核兵器および通常兵器の廃絶をめざすブログ

近代文学研究を通して、世界平和を考えています。

ROYALネタだけどLOYALではなく

 筒井康隆氏に「ヒノマル酒場」という作品があります。

 一九七六(昭和五一)年七月『別冊問題小説』初出と、小谷野敦氏のブログ中の、『筒井康隆作品書誌』にありました。御恩に感謝します。もちろん私は初出は未読ですが、文庫版をなくしてしまったこともあり。いずれ国会図書館で初出を読んでみたい作品です。理由は以下。

 荒っぽい常連客が集まる大阪のヒノマル酒場に、緑色の宇宙人が訪れるのですが、テレビのやらせだと思われ、「SFは、ええかげんにせえ」と信じてもらえず・・・・・・という異文化交流のギャップを描いた作品なのですが。

 結末近くになると宇宙人どころの騒ぎではなくなり、ターザンやタイムマシンや天皇までがヒノマル酒場に出現します。そして閉店時間となり、店員は酒場にいた「全員」を追い出し、ついにヒノマル酒場は閉店します。

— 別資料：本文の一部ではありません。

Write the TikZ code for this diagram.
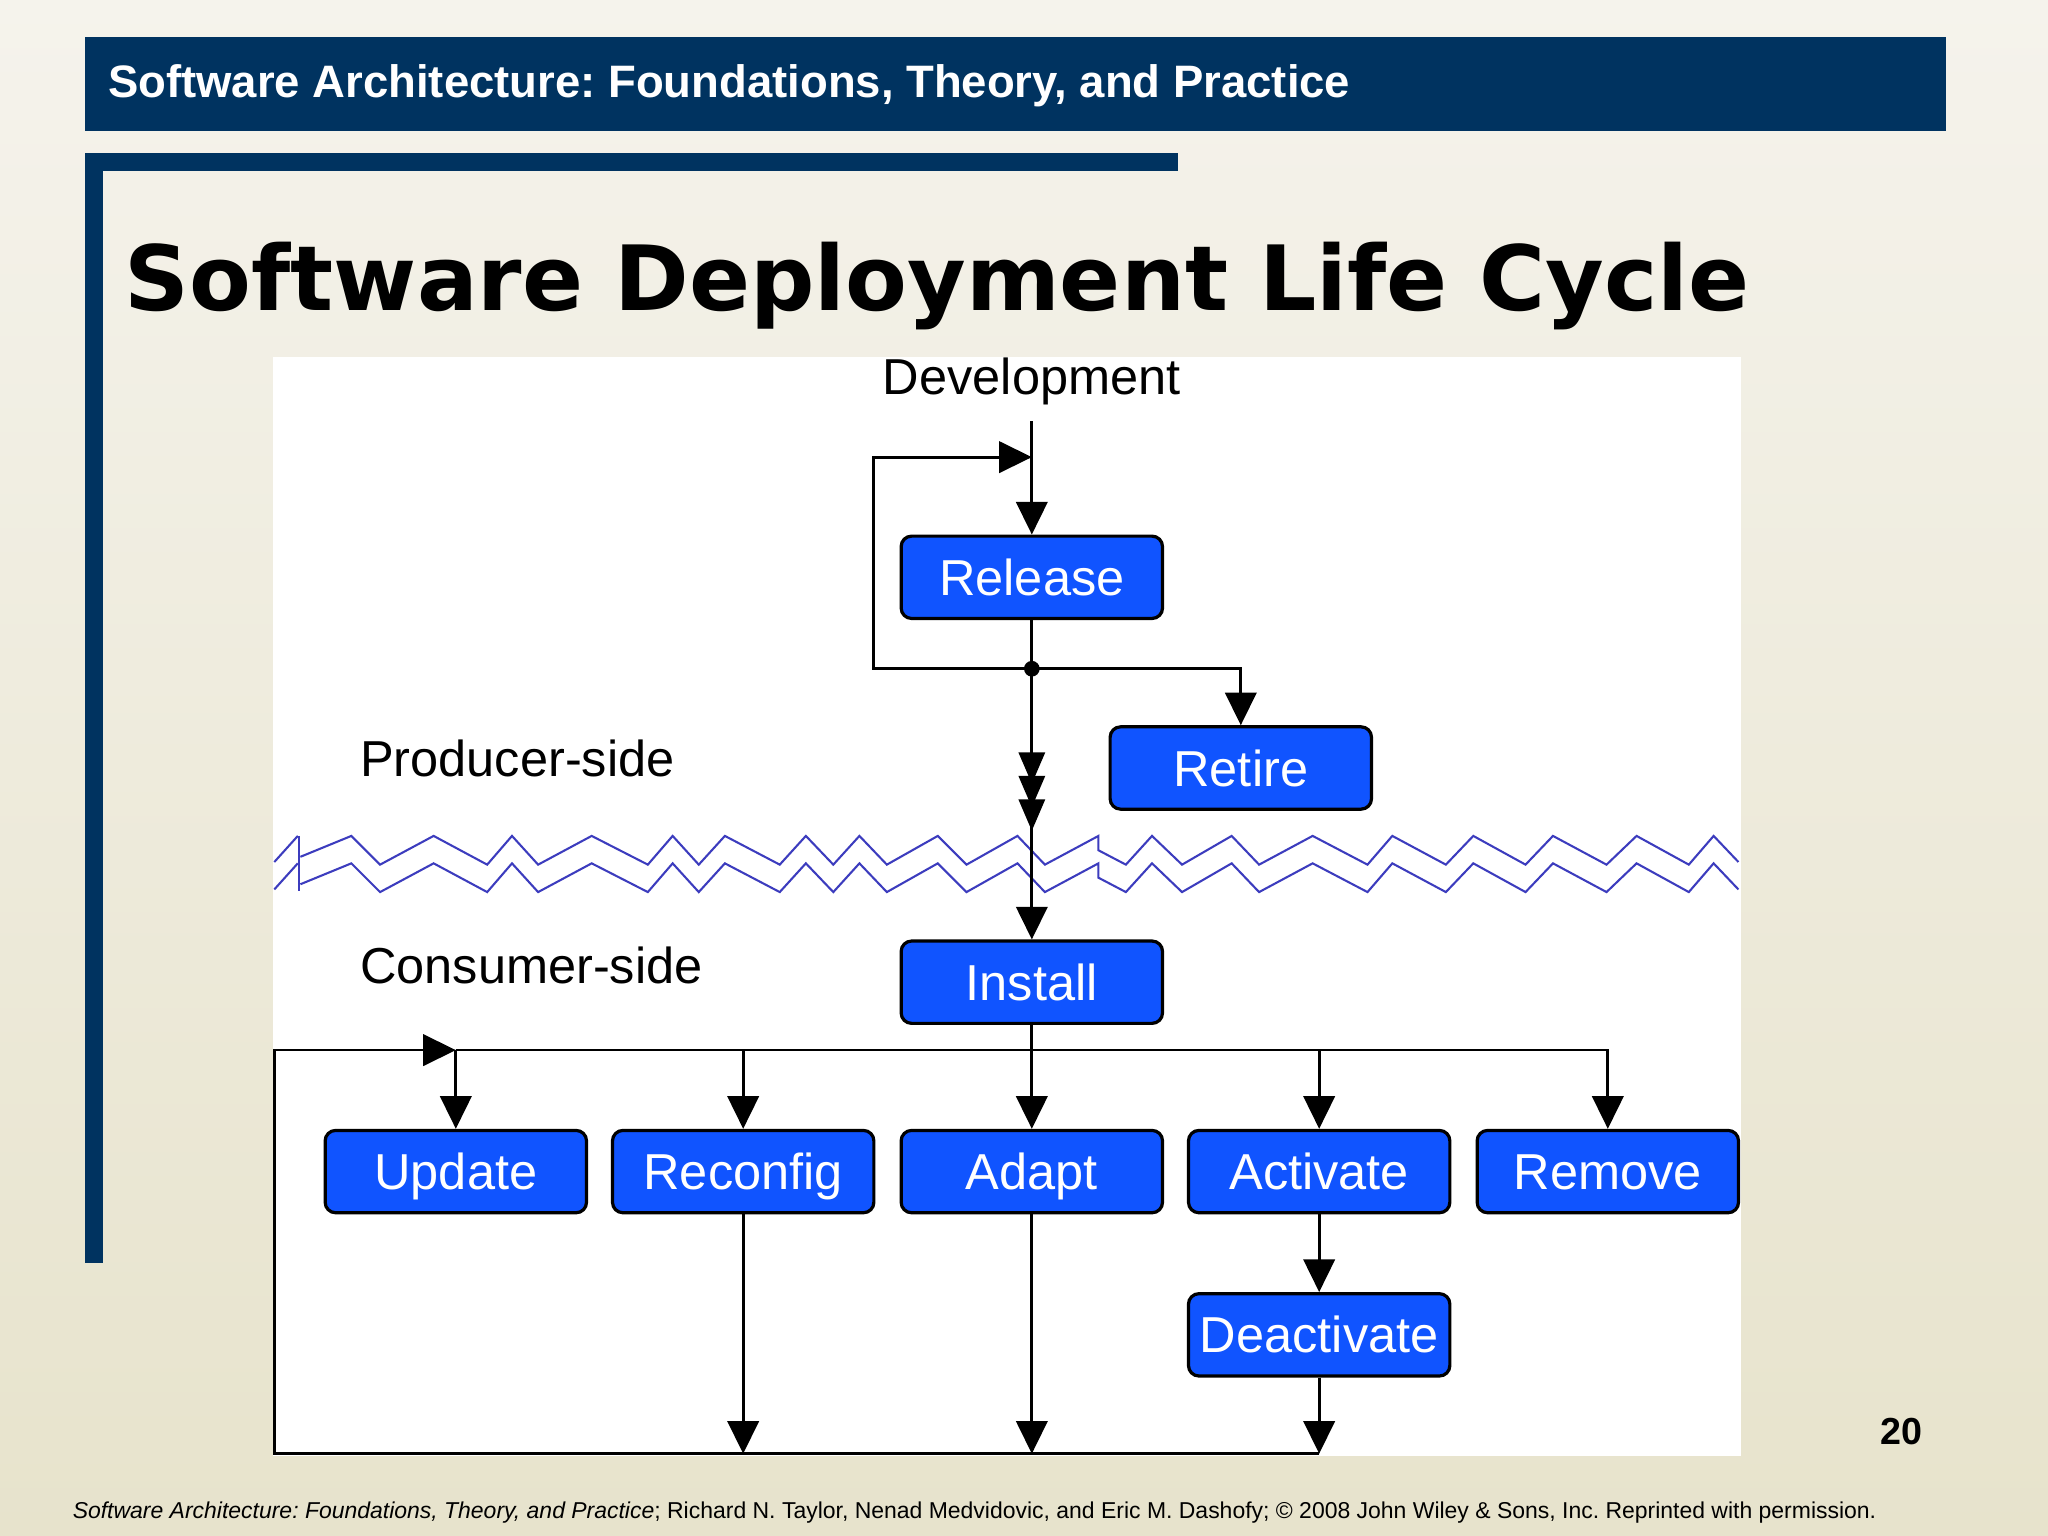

 どう考えても、これはアメリカSFに直接影響された作品ではなさそうです。ブラッドベリのように、地球(アメリカ)の地方風俗とSFを織り交ぜた作風の作家も確かにいますが。

 「どうして祖父を、ヒノマル酒場から追い出したのですか」

 と聞かれたら、筒井氏はどう答えたでしょうか。